Berlin oder was ziehe ich bloß an?

Intro Berlin

Intro Berlin

Das Dasein als modisch interessierter und eitler Mensch macht einem das Leben schon schwer. Vergangenen Freitag schickte ich mich an, dem Kartencenter unseres Vereins einen Besuch abzustatten. Es galt zwei Karten für das Mannheim Spiel zu kaufen, um den Ariane zum Geburtstag geschenkten Gutschein einzulösen. Außerdem sollte Bob endlich seine Dauerkarte bekommen, die ihm die Aktion Süd, ein Teil der Arschrocker und AFCler unlängst zum Dreißigsten ebenfalls in Form eines Gutscheines geschenkt hatte. Gesagt, getan: Bob erhielt seine Dauerkarte, Ariane ihrer Karten gegen Mannheim und ich vertrieb mir die Zeit mit dem Durchstöbern der St. Pauli Fankollektion. Geneigte Besucher und Fans unseres FC Sankt Pauli von 1910 werden bemerkt haben, das der Stil unserer Clubware den Trends der letzten Jahre nicht widerstehen konnte. So liegen schicke Girlie-Shirts neben altbewährten Totenkopf-Kapuzenpullis, Motive sind erweitert worden und so manch Fan wirbt für unseren Verein mit der Postleitzahl, dem Stadtteilnamen in Lautschrift oder einfach nur durch ein modisch braun-weiß gestreiftes Jäckchen mit Reissverschluss.

So stehe ich also zwischen all diesen schicken Sachen und frage mich, was mir von all diesen Artikeln wohl gut zu Gesicht stünde. Und da geht das Debakel dann ja auch schon los. Denn die Frage allein ist nicht nur, was mir zu Gesicht steht. Vielmehr impliziert eine Bekleidungsstrategie auch die Frage, was von meiner übrigen Garderobe dazu passt und kombinationswürdig ist. Und was nicht nur im Stadion gut zu tragen ist sondern sich auch im normalen Leben schickt ohne gleich den Eindruck eines Kutte tragenden Astra-Trinkers zu erwecken. Diese Gedanken abwägend und die eine oder andere Kombination in Gedanken zusammenstellend entschied ich mich für ein langärmeliges T-Shirt in braun-beige, das auf dem Rücken ein kleines Vereinslogo zur Schau stellt und auf der Brust stolz “Sankt Pauli – non est. 1910″ kolpotiert. Dazu erwarb ich noch einen Balkenschal in braun-weiß-rot. Zufrieden ob der Befriedigung meiner Style- und Shoppingbedürfnisse verliess ich mit Bob zusammen das Kartencenter – nicht ohne über den Freezersmerchandise innerlich die Nase zu rümpfen: Babyblau! Ihgitt – und wir begaben uns zur Dualbar, um dort anderweitigen Aspekten des trendbewußten und stilsicheren Lebens zu frönen. Cafe Latte, Cappuccino, Becks, Paulaner und Carlos Primero wurden zahlreich geordert, getrunken und bezahlt. Später dann machte ich mich noch auf den Weg in das bolivianische Restaurant meines verehrten Trainers Erico Cortez, verzehrte dort bolivianischen Rum und bayerisches Bier. Man ist ja Cosmopolit.

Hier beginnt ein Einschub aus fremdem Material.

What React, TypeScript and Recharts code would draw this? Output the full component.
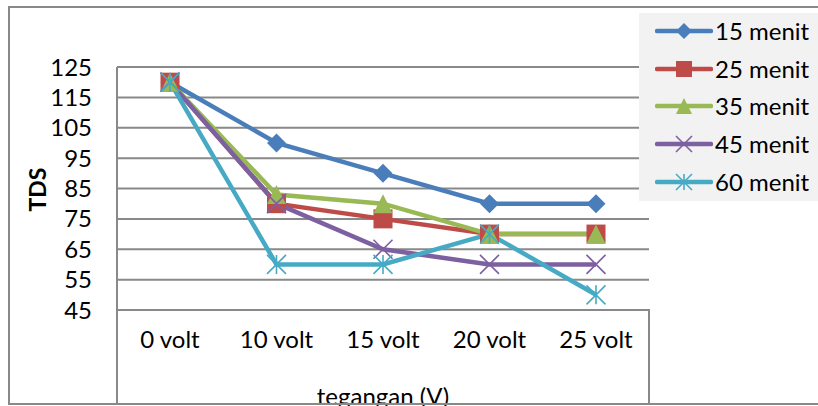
import { CartesianGrid, Line, LineChart, XAxis, YAxis } from "recharts";

const categories = ["0 volt", "10 volt", "15 volt", "20 volt", "25 volt"];
const menit15 = [120, 100, 90, 80, 80];
const menit25 = [120, 80, 75, 70, 70];
const menit35 = [120, 83, 80, 70, 70];
const menit45 = [120, 80, 65, 60, 60];
const menit60 = [120, 60, 60, 70, 50];
const yTicks = [45, 55, 65, 75, 85, 95, 105, 115, 125];

type MarkerKind = "diamond" | "square" | "triangle" | "x" | "star";

const SERIES: { key: string; name: string; color: string; marker: MarkerKind }[] = [
  { key: "m15", name: "15 menit", color: "#4A7EBB", marker: "diamond" },
  { key: "m25", name: "25 menit", color: "#BE4B48", marker: "square" },
  { key: "m35", name: "35 menit", color: "#98B954", marker: "triangle" },
  { key: "m45", name: "45 menit", color: "#7D60A0", marker: "x" },
  { key: "m60", name: "60 menit", color: "#46AAC5", marker: "star" },
];

const chartData = categories.map((name, i) => ({
  name,
  m15: menit15[i],
  m25: menit25[i],
  m35: menit35[i],
  m45: menit45[i],
  m60: menit60[i],
}));

const FONT = "Lato, 'Open Sans', sans-serif";
const GRID = "#898989";

function Marker({ kind, cx, cy, color, size }: { kind: MarkerKind; cx: number; cy: number; color: string; size: number }) {
  const h = size / 2;
  switch (kind) {
    case "diamond":
      return <polygon points={`${cx},${cy - h} ${cx + h},${cy} ${cx},${cy + h} ${cx - h},${cy}`} fill={color} />;
    case "square":
      return <rect x={cx - h} y={cy - h} width={size} height={size} fill={color} />;
    case "triangle":
      return <polygon points={`${cx},${cy - h} ${cx + h},${cy + h} ${cx - h},${cy + h}`} fill={color} />;
    case "x":
      return (
        <path
          d={`M${cx - h},${cy - h}L${cx + h},${cy + h}M${cx - h},${cy + h}L${cx + h},${cy - h}`}
          stroke={color}
          strokeWidth={1.6}
          fill="none"
        />
      );
    case "star":
      return (
        <path
          d={`M${cx - h},${cy - h}L${cx + h},${cy + h}M${cx - h},${cy + h}L${cx + h},${cy - h}M${cx},${cy - h}L${cx},${cy + h}`}
          stroke={color}
          strokeWidth={1.6}
          fill="none"
        />
      );
  }
  return null;
}

function LegendBox() {
  return (
    <div
      style={{
        position: "absolute",
        left: 639,
        top: 13,
        width: 179,
        height: 188,
        background: "#F2F2F2",
      }}
    >
      {SERIES.map((s, i) => (
        <div
          key={s.key}
          style={{ position: "absolute", left: 16, top: 18 + i * 37.7 - 16, height: 32, display: "flex", alignItems: "center" }}
        >
          <svg width={58} height={32}>
            <line x1={2} y1={16} x2={56} y2={16} stroke={s.color} strokeWidth={4.5} strokeLinecap="round" />
            <Marker kind={s.marker} cx={29} cy={16} color={s.color} size={16} />
          </svg>
          <span style={{ fontFamily: FONT, fontSize: 24, color: "#000", marginLeft: 2, lineHeight: "32px" }}>{s.name}</span>
        </div>
      ))}
    </div>
  );
}

export default function App() {
  return (
    <div
      style={{
        position: "fixed",
        left: 0,
        top: 0,
        width: 818,
        height: 406,
        background: "#fff",
        overflow: "hidden",
      }}
    >
      <LineChart
        width={818}
        height={406}
        data={chartData}
        margin={{ top: 67, right: 169, left: 0, bottom: 0 }}
        style={{ fontFamily: FONT }}
      >
        <CartesianGrid vertical={false} stroke={GRID} strokeWidth={2} />
        <XAxis
          dataKey="name"
          axisLine={false}
          tickLine={false}
          tickSize={0}
          tickMargin={21}
          height={96}
          interval={0}
          padding={{ left: 53, right: 53 }}
          tick={{ fill: "#000", fontSize: 24 }}
          label={(p: any) => {
            const vb = p.viewBox || {};
            return (
              <text x={vb.x + vb.width / 2} y={405} textAnchor="middle" fontSize={24} fill="#000">
                tegangan (V)
              </text>
            );
          }}
        />
        <YAxis
          domain={[45, 125]}
          ticks={yTicks}
          interval={0}
          width={117}
          axisLine={{ stroke: GRID, strokeWidth: 2 }}
          tickLine={false}
          tickSize={0}
          tickMargin={25}
          tick={{ fill: "#000", fontSize: 24 }}
          label={(p: any) => {
            const vb = p.viewBox || {};
            const cy = vb.y + vb.height / 2 + 1;
            return (
              <text
                x={37}
                y={cy}
                transform={`rotate(-90, 37, ${cy})`}
                textAnchor="middle"
                dominantBaseline="central"
                fontSize={23}
                fontWeight="bold"
                fill="#000"
              >
                TDS
              </text>
            );
          }}
        />
        {SERIES.map((s) => (
          <Line
            key={s.key}
            dataKey={s.key}
            name={s.name}
            type="linear"
            stroke={s.color}
            strokeWidth={4.5}
            isAnimationActive={false}
            activeDot={false}
            dot={(p: any) => <Marker key={`${s.key}-${p.index}`} kind={s.marker} cx={p.cx} cy={p.cy} color={s.color} size={19} />}
          />
        ))}
      </LineChart>
      <LegendBox />
      {/* outer chart frame */}
      <div
        style={{
          position: "absolute",
          left: 8,
          top: 6,
          width: 830,
          height: 395,
          border: `2px solid ${GRID}`,
          pointerEvents: "none",
        }}
      />
      {/* category box under the plot */}
      <div
        style={{
          position: "absolute",
          left: 116,
          top: 309,
          width: 530,
          height: 96,
          borderLeft: `2px solid ${GRID}`,
          borderRight: `2px solid ${GRID}`,
          pointerEvents: "none",
        }}
      />
    </div>
  );
}
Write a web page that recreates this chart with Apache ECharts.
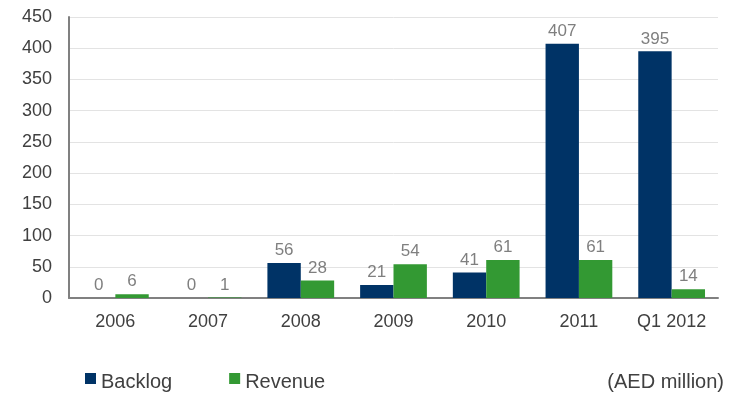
<!DOCTYPE html>
<html><head><meta charset="utf-8">
<script src="https://cdn.jsdelivr.net/npm/echarts@6/dist/echarts.min.js"></script>
<style>html,body{margin:0;padding:0;background:#fff}#c{width:734px;height:396px}</style>
</head><body><div id="c"></div>
<script>
const categories = ['2006','2007','2008','2009','2010','2011','Q1 2012'];
const backlog = [0, 0, 56, 21, 41, 407, 395];
const revenue = [6, 1, 28, 54, 61, 61, 14];
const unitNote = '(AED million)';

const chart = echarts.init(document.getElementById('c'), null, {renderer:'canvas'});
const font = 'Liberation Sans, Arial, sans-serif';
const lbl = {show:true, position:'top', color:'#7f7f7f', fontSize:17, fontFamily:font, distance:4};
chart.setOption({
  animation:false,
  grid:{left:69, right:16, top:17, bottom:98},
  legend:{
    left:80, top:367, itemWidth:11, itemHeight:18, itemGap:57,
    icon:'path://M0,0L11,0L11,11L0,11Z M0,18L0.01,18L0.01,18Z',
    textStyle:{fontSize:20, color:'#404040', fontFamily:font},
    data:['Backlog','Revenue']
  },
  graphic:[{type:'text', right:10, top:372, style:{text:unitNote, fontSize:20, fill:'#404040', fontFamily:font}}],
  xAxis:{type:'category', data:categories,
    axisLine:{lineStyle:{color:'#808080', width:2}}, axisTick:{show:false},
    axisLabel:{color:'#404040', fontSize:18, fontFamily:font, margin:15}},
  yAxis:{type:'value', min:0, max:450, interval:50,
    axisLine:{show:true, lineStyle:{color:'#808080', width:2}}, axisTick:{show:false},
    splitLine:{lineStyle:{color:'#e3e3e3', width:1}},
    axisLabel:{color:'#404040', fontSize:18, fontFamily:font, margin:17}},
  series:[
    {name:'Backlog', type:'bar', data:backlog, barGap:'0%', barCategoryGap:'28%',
     itemStyle:{color:'#003366'}, label:lbl},
    {name:'Revenue', type:'bar', data:revenue,
     itemStyle:{color:'#339933'}, label:lbl}
  ]
});
</script></body></html>
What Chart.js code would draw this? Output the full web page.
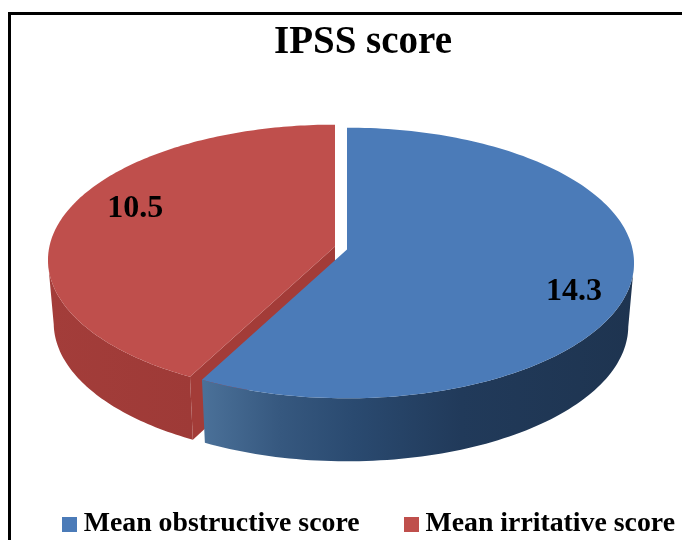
<!DOCTYPE html>
<html>
<head>
<meta charset="utf-8">
<title>IPSS score</title>
<script src="https://cdn.jsdelivr.net/npm/chart.js@4"></script>
<style>
  html, body { margin: 0; padding: 0; background: #fff; }
  #wrap { position: relative; width: 682px; height: 540px; overflow: hidden; filter: blur(0.5px); background: #fff; }
  #frame { position: absolute; left: 8px; top: 12px; right: -5px; bottom: -5px; border: 3px solid #000; }
  canvas { position: absolute; left: 0; top: 0; }
</style>
</head>
<body>
<div id="wrap">
  <!-- bigger than the window on purpose: title and legend sit right of the middle and low -->
  <canvas id="myChart" width="726" height="552"></canvas>
  <div id="frame"></div>
</div>
<script>
const categories = ['Mean obstructive score', 'Mean irritative score'];
const scores = [14.3, 10.5];
const sliceColors = ['#4b7bb8', '#bf4f4c'];

// look of the tilted pie, the values above only decide the angles
const rimX = 285.6, rimY = 134, tilt = -0.0995, depth = 63, baseShrink = 0.98;
const pieShift = { x: -22, y: -18.5 };
const explodeX = [6, -6], explodeY = [1.5, -1.5];
const wallStops = [
  [[0, '#4b7199'], [0.18, '#36587f'], [0.35, '#2a4a70'], [0.6, '#213a5a'], [1, '#1e3450']],
  [[0, '#a33d3a'], [1, '#9e3a37']]
];
const cutColor = '#a33c38';
const labelRadius = [0.83, 0.775];
const labelTurn = 8 * Math.PI / 180;

function apexOf(arc, i) {
  return { x: arc.x + pieShift.x + explodeX[i], y: arc.y + pieShift.y + explodeY[i] };
}

// circle angle -> point on the perspective ellipse
function project(apex, angle, r, base) {
  const u = Math.cos(angle) * r, v = Math.sin(angle) * r;
  const w = 1 + tilt * v;
  return {
    x: apex.x + (base ? baseShrink : 1) * rimX * u / w,
    y: apex.y + rimY * v / w + (base ? depth : 0)
  };
}

function sweep(a0, a1) {
  const out = [];
  const n = 160;
  for (let k = 0; k <= n; k++) out.push(a0 + (a1 - a0) * k / n);
  return out;
}

function fillPath(ctx, pts, fill) {
  ctx.beginPath();
  pts.forEach((p, k) => k ? ctx.lineTo(p.x, p.y) : ctx.moveTo(p.x, p.y));
  ctx.closePath();
  ctx.fillStyle = fill;
  ctx.fill();
}

function drawSlice(ctx, arc, i) {
  const apex = apexOf(arc, i);
  const angles = sweep(arc.startAngle, arc.endAngle);

  // cut face that looks at the viewer
  if (i === 1) {
    fillPath(ctx, [
      project(apex, arc.startAngle, 1), project(apex, arc.startAngle, 0),
      project(apex, arc.startAngle, 0, true), project(apex, arc.startAngle, 1, true)
    ], cutColor);
  }

  // outer wall, starts where the ellipse is widest so the side edge stays straight
  const front = angles.filter(a => Math.sin(a) >= -tilt);
  if (front.length) {
    const top = front.map(a => project(apex, a, 1));
    const bottom = front.map(a => project(apex, a, 1, true)).reverse();
    const xs = top.concat(bottom).map(p => p.x);
    const grad = ctx.createLinearGradient(Math.min(...xs), 0, Math.max(...xs), 0);
    wallStops[i].forEach(s => grad.addColorStop(s[0], s[1]));
    fillPath(ctx, top.concat(bottom), grad);
  }

  // top surface
  fillPath(ctx, [project(apex, 0, 0)].concat(angles.map(a => project(apex, a, 1))), sliceColors[i]);
}

const tiltedPie = {
  id: 'tiltedPie',
  beforeDatasetDraw(chart, args) {
    const ctx = chart.ctx;
    const arcs = chart.getDatasetMeta(args.index).data;
    ctx.save();
    for (let i = arcs.length - 1; i >= 0; i--) drawSlice(ctx, arcs[i], i);
    ctx.restore();
    return false;
  },
  afterDatasetsDraw(chart) {
    const ctx = chart.ctx;
    const arcs = chart.getDatasetMeta(0).data;
    ctx.save();
    ctx.font = 'bold 32px "Liberation Serif"';
    ctx.fillStyle = '#000';
    ctx.textAlign = 'center';
    ctx.textBaseline = 'middle';
    arcs.forEach((arc, i) => {
      const mid = (arc.startAngle + arc.endAngle) / 2 + labelTurn;
      const p = project(apexOf(arc, i), mid, labelRadius[i]);
      ctx.fillText(String(scores[i]), p.x, p.y);
    });
    ctx.restore();
  }
};

function legendSwatch(color) {
  const c = document.createElement('canvas');
  c.width = 15;
  c.height = 15;
  const g = c.getContext('2d');
  g.fillStyle = color;
  g.fillRect(0, 0, 15, 15);
  return c;
}

const data = {
  labels: categories,
  datasets: [{
    data: scores,
    backgroundColor: sliceColors,
    borderWidth: 0,
    clip: false
  }]
};

const config = {
  type: 'pie',
  data: data,
  plugins: [tiltedPie],
  options: {
    responsive: false,
    animation: false,
    layout: { padding: { bottom: 4 } },
    plugins: {
      tooltip: { enabled: false },
      title: {
        display: true,
        text: 'IPSS score',
        color: '#000',
        font: { family: '"Liberation Serif"', size: 39, weight: 'bold' },
        padding: { top: 20, bottom: 7 }
      },
      legend: {
        position: 'bottom',
        align: 'end',
        labels: {
          color: '#000',
          font: { family: '"Liberation Serif"', size: 27.8, weight: 'bold' },
          usePointStyle: true,
          boxWidth: 1,
          boxHeight: 15,
          padding: 51,
          generateLabels(chart) {
            const items = Chart.overrides.doughnut.plugins.legend.labels.generateLabels(chart);
            items.forEach((item, i) => { item.pointStyle = legendSwatch(sliceColors[i]); });
            return items;
          }
        }
      }
    }
  }
};

const myChart = new Chart(document.getElementById('myChart'), config);
</script>
</body>
</html>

Samstag nun planten der Silversurfer und ich den Abend und den kommenden Sonntag, der uns das Spiel gegen Union Berlin bringen sollte. Allein: was sollten wir anziehen? Was trägt man im Stadion, das verschiedene Aspekte des modernen Lebens berücksichtigt. Es soll gut aussehen, Wohlfühlcharakter haben und bequem sein, ein gewisses Understatement liefern und natürlich nichts an sich haben, das dem Verein unseres Herzens schon mal Unglück gebracht hat. Da ich ja den neuen Schal und das T-Shirt hatte war meine Kombination schnell zusammen gestellt: Der Schal, das Shirt, eine dunkelblaue 501, Calvin Klein Unterwäsche, schwarze Socken von H&M, ein schwarzer Blouson und darüber eine ockerfarbene Cordjacke von Cinque. Nicht zu vergessen meine spanischen Schlangenlederstiefel und die Armani Sonnenbrille. Wußte ich doch, das die Sonne gerade Sonntagnachmittags gern am Hamburger Himmel steht. Die Stiefel versprachen mindestens einen Punkt, hatte ich sie doch in Burghausen (Hinrunde) und gegen Frankfurt (Rückrunde) schon an.

So traf ich also Sonntag um 15:25 Uhr im Stadion ein – zu spät, da ich selber noch zu spielen hatte, aber rechtzeitig, um nichts verpasst zu haben. Das Weiß unserer Trikots ergänze sich hervorragend zu den roten Ensembles der Berliner und auch unser Torwart Müller schwor auf elegantes Schwarz, ganz in Tradition der großen Torhüter wie Maier oder Jaschin. Das modische Bewußtsein unserer Spieler beschränkte sich aber auf Schaulaufen und sie rannten ständig den Berlinern hinterher. Wohl um zu fragen, woher man diese schicken roten Leibchen erstehen könne. Die Berliner hingegen setzten alles daran sowohl ihre Leibchen zu verteidigen als auch dem Outfit unseres Herrn Müller den einen oder anderen Schmutzfleck zuzufügen. Allein Bubu wird das schon wieder rauskriegen. Welches Waschmittel er wohl nimmt bei welcher Gratzahl? Und Weichspüler? Nimmt Bubu wohl Weichspüler?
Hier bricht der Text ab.